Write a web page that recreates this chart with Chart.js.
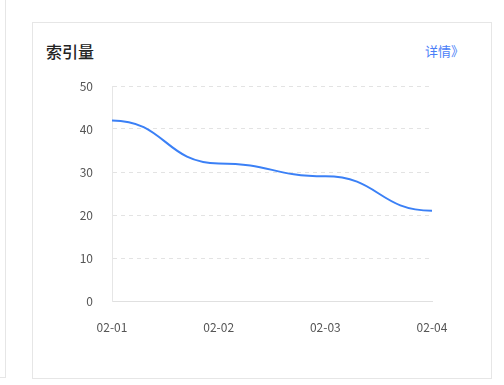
<!DOCTYPE html>
<html>
<head>
<meta charset="utf-8">
<script src="https://cdn.jsdelivr.net/npm/chart.js@4"></script>
<style>
  html, body { margin: 0; padding: 0; background: #fff; width: 504px; height: 385px; overflow: hidden; }
  body { position: relative; font-family: "Noto Sans CJK SC", "Noto Sans", sans-serif; }
  .side { position: absolute; left: -10px; top: -2px; width: 16px; height: 380px; border: 1px solid #e6e6e6; border-top: none; box-sizing: border-box; }
  .card { position: absolute; left: 32px; top: 22px; width: 460px; height: 357px; border: 1px solid #e6e6e6; box-sizing: border-box; }
  .title { position: absolute; left: 46px; top: 39px; font-size: 16px; line-height: 24px; color: #222; font-weight: 500; }
  .more { position: absolute; left: 425px; top: 42px; font-size: 13px; line-height: 18px; color: #4a7ef7; }
  #indexChart { position: absolute; left: 40px; top: 70px; }
</style>
</head>
<body>
<div class="side"></div>
<div class="card"></div>
<div class="title">索引量</div>
<div class="more">详情》</div>
<canvas id="indexChart" width="420" height="271"></canvas>
<script>
const labels = ['02-01', '02-02', '02-03', '02-04'];
const indexValues = [42, 32, 29, 21];
const yTicks = [0, 10, 20, 30, 40, 50];

// flat tangents at every point, like the original smooth line
const flatCurve = {
    id: 'flatCurve',
    beforeDatasetDraw(chart, args) {
        const pts = args.meta.data;
        pts.forEach((p, i) => {
            const prev = pts[i - 1] || p;
            const next = pts[i + 1] || p;
            p.cp1x = p.x - (p.x - prev.x) * 0.5;
            p.cp1y = p.y;
            p.cp2x = p.x + (next.x - p.x) * 0.5;
            p.cp2y = p.y;
        });
        args.meta.dataset._pointsUpdated = true;
        args.meta.dataset._path = undefined;
    }
};

const ctx = document.getElementById('indexChart').getContext('2d');
Chart.defaults.font.family = "'Noto Sans CJK SC', 'Noto Sans', sans-serif";
Chart.defaults.color = '#555';

new Chart(ctx, {
    type: 'line',
    data: {
        labels: labels,
        datasets: [{
            label: '索引量',
            data: indexValues,
            borderColor: '#3b80f6',
            borderWidth: 2,
            fill: false,
            tension: 0.4,
            pointRadius: 0,
            pointHoverRadius: 0
        }]
    },
    plugins: [flatCurve],
    options: {
        responsive: false,
        animation: false,
        layout: { padding: { top: 16, right: 28, bottom: 0, left: 0 } },
        scales: {
            x: {
                offset: false,
                grid: { display: false, drawTicks: false },
                border: { display: true, color: '#e0e0e0', width: 1 },
                ticks: { padding: 19, font: { size: 12 }, color: '#555', maxRotation: 0 },
                afterFit: function(scale) {
                    scale.height = 40;
                    scale.paddingLeft = 0;
                    scale.paddingRight = 16;
                }
            },
            y: {
                min: yTicks[0],
                max: yTicks[yTicks.length - 1],
                afterBuildTicks: function(scale) { scale.ticks = yTicks.map(v => ({ value: v })); },
                grid: { color: '#e3e3e3', drawTicks: false },
                border: { display: true, color: '#e6e6e6', width: 1, dash: [4, 4] },
                ticks: { padding: 19, font: { size: 12 }, color: '#555' },
                afterFit: function(scale) {
                    scale.width = 72;
                    scale.paddingTop = 7;
                    scale.paddingBottom = 0;
                }
            }
        },
        plugins: {
            legend: { display: false },
            tooltip: { enabled: false }
        }
    }
});
</script>
</body>
</html>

◆ EXERCISE AIM:
Leave the pictures out and copy the rest of the data exactly.

◆ WRITTEN ANSWER:
Write a web page that recreates this chart with Chart.js.
<!DOCTYPE html>
<html>
<head>
<meta charset="utf-8">
<script src="https://cdn.jsdelivr.net/npm/chart.js@4"></script>
<style>
  html, body { margin: 0; padding: 0; background: #fff; width: 504px; height: 385px; overflow: hidden; }
  body { position: relative; font-family: "Noto Sans CJK SC", "Noto Sans", sans-serif; }
  .side { position: absolute; left: -10px; top: -2px; width: 16px; height: 380px; border: 1px solid #e6e6e6; border-top: none; box-sizing: border-box; }
  .card { position: absolute; left: 32px; top: 22px; width: 460px; height: 357px; border: 1px solid #e6e6e6; box-sizing: border-box; }
  .title { position: absolute; left: 46px; top: 39px; font-size: 16px; line-height: 24px; color: #222; font-weight: 500; }
  .more { position: absolute; left: 425px; top: 42px; font-size: 13px; line-height: 18px; color: #4a7ef7; }
  #indexChart { position: absolute; left: 40px; top: 70px; }
</style>
</head>
<body>
<div class="side"></div>
<div class="card"></div>
<div class="title">索引量</div>
<div class="more">详情》</div>
<canvas id="indexChart" width="420" height="271"></canvas>
<script>
const labels = ['02-01', '02-02', '02-03', '02-04'];
const indexValues = [42, 32, 29, 21];
const yTicks = [0, 10, 20, 30, 40, 50];

// flat tangents at every point, like the original smooth line
const flatCurve = {
    id: 'flatCurve',
    beforeDatasetDraw(chart, args) {
        const pts = args.meta.data;
        pts.forEach((p, i) => {
            const prev = pts[i - 1] || p;
            const next = pts[i + 1] || p;
            p.cp1x = p.x - (p.x - prev.x) * 0.5;
            p.cp1y = p.y;
            p.cp2x = p.x + (next.x - p.x) * 0.5;
            p.cp2y = p.y;
        });
        args.meta.dataset._pointsUpdated = true;
        args.meta.dataset._path = undefined;
    }
};

const ctx = document.getElementById('indexChart').getContext('2d');
Chart.defaults.font.family = "'Noto Sans CJK SC', 'Noto Sans', sans-serif";
Chart.defaults.color = '#555';

new Chart(ctx, {
    type: 'line',
    data: {
        labels: labels,
        datasets: [{
            label: '索引量',
            data: indexValues,
            borderColor: '#3b80f6',
            borderWidth: 2,
            fill: false,
            tension: 0.4,
            pointRadius: 0,
            pointHoverRadius: 0
        }]
    },
    plugins: [flatCurve],
    options: {
        responsive: false,
        animation: false,
        layout: { padding: { top: 16, right: 28, bottom: 0, left: 0 } },
        scales: {
            x: {
                offset: false,
                grid: { display: false, drawTicks: false },
                border: { display: true, color: '#e0e0e0', width: 1 },
                ticks: { padding: 19, font: { size: 12 }, color: '#555', maxRotation: 0 },
                afterFit: function(scale) {
                    scale.height = 40;
                    scale.paddingLeft = 0;
                    scale.paddingRight = 16;
                }
            },
            y: {
                min: yTicks[0],
                max: yTicks[yTicks.length - 1],
                afterBuildTicks: function(scale) { scale.ticks = yTicks.map(v => ({ value: v })); },
                grid: { color: '#e3e3e3', drawTicks: false },
                border: { display: true, color: '#e6e6e6', width: 1, dash: [4, 4] },
                ticks: { padding: 19, font: { size: 12 }, color: '#555' },
                afterFit: function(scale) {
                    scale.width = 72;
                    scale.paddingTop = 7;
                    scale.paddingBottom = 0;
                }
            }
        },
        plugins: {
            legend: { display: false },
            tooltip: { enabled: false }
        }
    }
});
</script>
</body>
</html>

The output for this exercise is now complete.